Wednesday, August 19, 2009

take that, world

A shout-out to my dear friend, Katie Lofton, for passing on a great article by economics professor, Tyler Cowen. You can find the article, called "Autism as Academic Paradigm," at:

I'll offer two quotes to whet your appetite:

"It's been suggested, for instance, that autistics don't care much about other people, or that autistics lack genuine emotions or are incapable of empathy. The more likely truth is that autistics and nonautistics do not always understand each other very well. It's odd that the people who make this charge so often, in the very act of doing so, fail to show much empathy for autistics or to recognize their rich emotional lives."

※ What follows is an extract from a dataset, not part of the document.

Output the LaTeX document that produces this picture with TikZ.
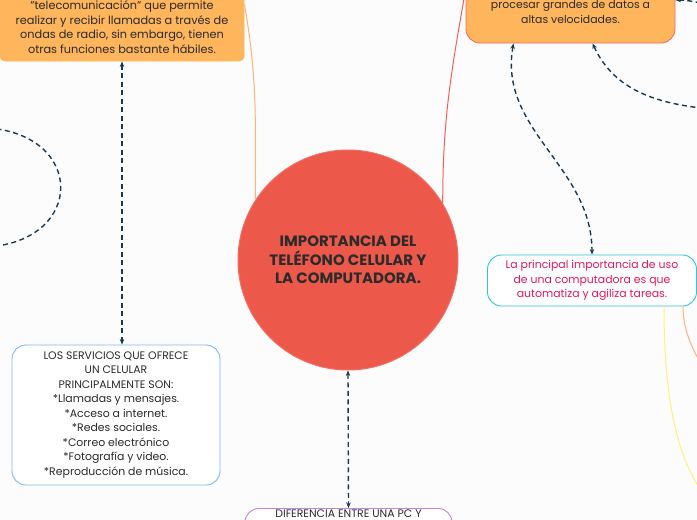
\documentclass[tikz,border=0pt]{standalone}
\usepackage{fontspec}
\setmainfont{Poppins}
\usetikzlibrary{arrows.meta}

\definecolor{boxorange}{HTML}{FFB55B}
\definecolor{hubred}{HTML}{EC5849}
\definecolor{hubrim}{HTML}{F46E62}
\definecolor{navy}{HTML}{1C3A4E}
\definecolor{cyanrim}{HTML}{30C6D4}
\definecolor{pinktext}{HTML}{E8185A}
\definecolor{bluerim}{HTML}{7DB9EE}
\definecolor{purplerim}{HTML}{C883E0}
\definecolor{lineorange}{HTML}{FFB27C}
\definecolor{linered}{HTML}{F0615A}
\definecolor{lineyellow}{HTML}{FFF07C}
\definecolor{darktext}{HTML}{2B2B2B}

\begin{document}
\begin{tikzpicture}[x=1pt, y=-1pt,
        box/.style={draw, rectangle, rounded corners=14pt, line width=0.9pt, align=center, text=darktext,
            font=\fontsize{10.9}{14.5}\selectfont},
        link/.style={dashed, dash pattern=on 5pt off 3.5pt, line width=1.4pt, draw=navy},
        branch/.style={line width=1pt},
        >={Stealth[length=5.5pt,width=4.5pt]}
    ]
\useasboundingbox (0,0) rectangle (697,520);
\clip (0,0) rectangle (697,520);
\fill[white!99!black] (0,0) rectangle (697,520);

\node[box, fill=boxorange, draw=boxorange, rounded corners=5pt, minimum width=244pt, minimum height=68pt,
    font=\fontsize{11.3}{14.6}\selectfont] (cellbox) at (122,27)
    {"telecomunicación" que permite\\realizar y recibir llamadas a través de\\ondas de radio, sin embargo, tienen\\otras funciones bastante hábiles.};
        \node[box, fill=boxorange, draw=hubrim, minimum width=209pt, minimum height=62pt] (pcbox) at (570.5,12)
    {procesar grandes de datos a\\altas velocidades.};

        \node[circle, fill=hubred, draw=hubrim, line width=1pt, minimum size=220pt, align=center, text=darktext,
    font=\bfseries\fontsize{15}{18.5}\selectfont] (hub) at (348,260)
    {IMPORTANCIA DEL\\TELÉFONO CELULAR Y\\LA COMPUTADORA.};

        \node[box, draw=cyanrim, fill=white, text=pinktext, minimum width=209pt, minimum height=51pt] (usebox) at (592,280.5)
    {La principal importancia de uso\\de una computadora es que\\automatiza y agiliza tareas.};

        \node[box, draw=bluerim, fill=white, minimum width=208pt, minimum height=140pt] (servbox) at (116,415)
    {LOS SERVICIOS QUE OFRECE\\UN CELULAR\\PRINCIPALMENTE SON:\\*Llamadas y mensajes.\\*Acceso a internet.\\*Redes sociales.\\*Correo electrónico\\*Fotografía y video.\\*Reproducción de música.};

        \node[box, draw=purplerim, fill=white, anchor=north, minimum width=207pt, inner ysep=1pt, text depth=50pt] (diffbox) at (348.5,508)
    {DIFERENCIA ENTRE UNA PC Y};

\coordinate (eastlow) at (720,110);
        \coordinate (easttop) at (720,5);
        \coordinate (westtop) at (-12,128);
        \coordinate (westlow) at (-12,247);
        \coordinate (yellowend) at (712,505);
        \coordinate (orangeend) at (704,368);

\draw[branch, draw=lineorange] ([yshift=-12pt]cellbox.north east) to[out=-80, in=90] (hub.147);
        \draw[branch, draw=linered] ([yshift=22pt]pcbox.west) to[out=-100, in=90] (hub.31);
        \draw[branch, draw=lineyellow] ([xshift=72pt]usebox.south) .. controls +(0,110) and +(-30,-35) .. (yellowend);
        \draw[branch, draw=lineorange] ([xshift=91pt]usebox.south) .. controls +(0,25) and +(-10,-15) .. (orangeend);

\draw[link, <->] (cellbox.south) -- (cellbox.south |- servbox.north);
        \draw[link, <->] (hub.south) -- (diffbox.north);
        \draw[link, <->] ([xshift=-57pt]pcbox.south) to[out=-100, in=90] (usebox.north);
        \draw[link, <-] ([xshift=22pt]pcbox.south) to[out=-65, in=175] (eastlow);
        \draw[link, <-] ([yshift=12pt]pcbox.east) to[out=0, in=180] (easttop);
        \draw[link] (westtop) .. controls (85,135) and (85,240) .. (westlow);

    \end{tikzpicture}
\end{document}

"When it comes to discourse on the autism spectrum, we should be humane, respect human difference and individuality, respect the need for possible assistance, and recognize the diversity within the spectrum, and all that without assuming that nonautistic ways of viewing the world are always the right ones."

While I loved so much about this article, especially the arguments in the quotations above, I recognize how lofty the author's goal is. I'm the mother of an autistic child and I struggle with the worldview Cowen asks his readers to have. How much more difficult for those whose only interaction with autistic children is when they scream at the grocery store? As with my health care post from a few days ago, I keep coming back to same question. When will we start loving the people we have a hard time loving? And when will we realize that it's on us - not them?

1 comment:

  1. Really great article. I had been wondering after your discussion in the entry "love" whether empathy might seem hard because they are just overwhelmed by those feelings. I have known many times when empathy for me was just sort of stopped up because I was just too overwhelmed and filled with emotion and fellow feeling to respond.